By Mery Mogollon and Chris Kraul

Los Angeles Times (MCT)

CARACAS, Venezuela – Despite a strong showing by opposition candidates, President Hugo Chavez’s supporters maintained control of Venezuela’s congress in national elections, according to preliminary results released Monday. Chavez supporters won at least 96 of 165 seats in the election Sunday, compared to at least 61 seats won by opposition candidates with the Democratic Unity Table coalition, based on partial results from the National Electoral Council.

A splinter socialist party called the PPT won at least 2 seats, while six seats remained undetermined. The results, if confirmed when final tallies become available, will have left Chavez without the two-thirds congressional majority he has enjoyed in recent years that gave his government automatic approval of proposals.

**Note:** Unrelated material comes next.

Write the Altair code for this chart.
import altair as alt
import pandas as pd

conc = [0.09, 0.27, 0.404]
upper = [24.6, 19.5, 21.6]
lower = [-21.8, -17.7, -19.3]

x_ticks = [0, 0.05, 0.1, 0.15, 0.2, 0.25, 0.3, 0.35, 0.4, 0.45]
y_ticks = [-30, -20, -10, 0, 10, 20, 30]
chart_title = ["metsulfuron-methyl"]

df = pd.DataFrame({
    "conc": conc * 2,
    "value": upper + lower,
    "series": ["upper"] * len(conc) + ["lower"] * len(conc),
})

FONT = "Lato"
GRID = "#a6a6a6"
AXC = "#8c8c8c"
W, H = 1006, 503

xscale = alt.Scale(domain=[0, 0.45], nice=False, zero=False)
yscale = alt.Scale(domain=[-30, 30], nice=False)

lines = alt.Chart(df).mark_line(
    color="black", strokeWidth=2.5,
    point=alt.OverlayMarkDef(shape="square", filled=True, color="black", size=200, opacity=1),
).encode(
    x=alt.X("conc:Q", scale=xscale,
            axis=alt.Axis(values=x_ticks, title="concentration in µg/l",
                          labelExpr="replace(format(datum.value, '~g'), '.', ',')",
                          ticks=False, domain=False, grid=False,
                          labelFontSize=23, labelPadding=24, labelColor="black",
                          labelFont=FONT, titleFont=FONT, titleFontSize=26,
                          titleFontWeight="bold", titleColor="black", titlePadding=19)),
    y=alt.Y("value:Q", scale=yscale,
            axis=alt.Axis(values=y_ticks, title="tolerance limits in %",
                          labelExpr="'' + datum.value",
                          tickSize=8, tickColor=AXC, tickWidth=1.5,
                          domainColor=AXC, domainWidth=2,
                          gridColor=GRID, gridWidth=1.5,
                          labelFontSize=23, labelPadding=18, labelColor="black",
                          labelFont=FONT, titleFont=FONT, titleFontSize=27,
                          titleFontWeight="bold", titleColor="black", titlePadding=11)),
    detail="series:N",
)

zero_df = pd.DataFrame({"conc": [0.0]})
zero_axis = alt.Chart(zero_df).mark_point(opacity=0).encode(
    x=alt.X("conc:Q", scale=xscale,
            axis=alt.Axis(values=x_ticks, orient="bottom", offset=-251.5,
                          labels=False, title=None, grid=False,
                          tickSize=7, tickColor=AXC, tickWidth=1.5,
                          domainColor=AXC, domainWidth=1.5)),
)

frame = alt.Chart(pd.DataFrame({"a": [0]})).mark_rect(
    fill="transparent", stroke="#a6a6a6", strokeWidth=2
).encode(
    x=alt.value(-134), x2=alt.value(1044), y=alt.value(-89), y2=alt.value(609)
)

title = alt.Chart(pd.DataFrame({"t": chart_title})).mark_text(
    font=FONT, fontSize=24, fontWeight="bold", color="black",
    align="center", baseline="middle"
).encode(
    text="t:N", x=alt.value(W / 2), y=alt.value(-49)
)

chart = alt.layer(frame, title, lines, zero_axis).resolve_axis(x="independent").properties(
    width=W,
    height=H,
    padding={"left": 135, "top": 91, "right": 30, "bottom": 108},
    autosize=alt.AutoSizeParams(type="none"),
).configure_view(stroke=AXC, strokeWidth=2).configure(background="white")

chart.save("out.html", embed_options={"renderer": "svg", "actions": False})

Both sides displayed mixed reactions to the partial results, with some declaring victory while others showed disappointment. Chavez reportedly said his United Socialist Party of Venezuela, or PSUV, won an “ample majority.”

Ramon Guillermo Aveledo, a spokesman for the opposition group, said the results mean Chavez will have to negotiate on key issues. Chavez would keep an assembly majority even if his candidates lose in total votes thanks to an electoral reform law passed last year that redrew districts, giving more representation per capita in states where Chavez support is strong.

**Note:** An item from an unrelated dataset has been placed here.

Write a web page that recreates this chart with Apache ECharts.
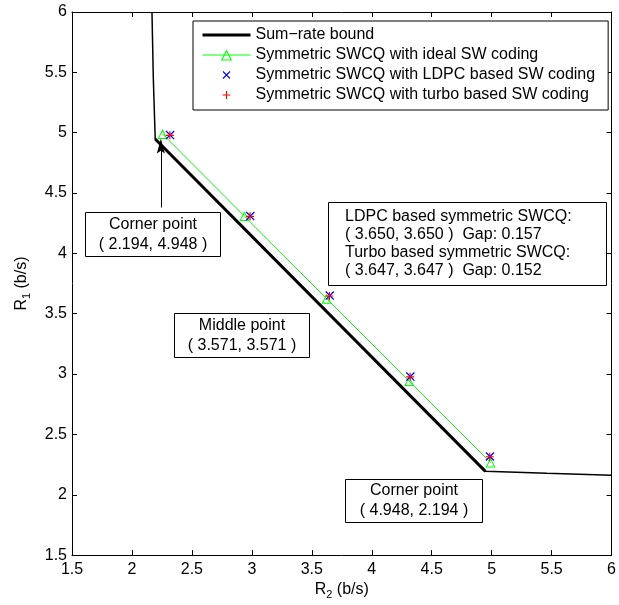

Several analysts said the vote reflected the depth of Venezuelans’ dissatisfaction with Chavez, who many blame for rising crime, scarcities of food, recurring power blackouts and interruption of water service.

“There have been so many things that have gone wrong in Chavez’s government lately that we knew the election might go against him,” said Caracas-based political consultant Maruja Tarre, who advises several multinational companies. “But they showed how high the anger is, even among poor constituents who in the past supported him.

” The two highest vote getters nationwide Sunday were opposition candidates, Maria Corina Machado and Enrique Mendoza, longtime Chavez critics who were elected to represent Miranda state and who each ran under the Democratic Unity Table, an umbrella group of Chavez opponents. At a news conference in Caracas Monday, Machado said her victory was evidence of voters’ rejection of “Cuban-style communism.”

Both Machado and Mendoza are already being talked about as potential presidential candidates two years from now. Chavez has indicated he will run for re-election.

“The elections reveal that Chavez is highly vulnerable in 2012. The deterioration in the country’s security and economic situation has hit Chavez’s own constituency – the very poor – the hardest,” said Michael Shifter, director of Washington-based Inter-American Dialogue. “Now the opposition is back in the political game, and appears to be more united than they were in the past.”

In what was widely criticized as a glaring political misstep, Chavez opponents boycotted the 2005 congressional elections, thus ceding near 100 percent control to Chavez’s allies. Chavez, who took office in 1999, used that control to solidify control of other branches of government, including the judiciary and the electoral council.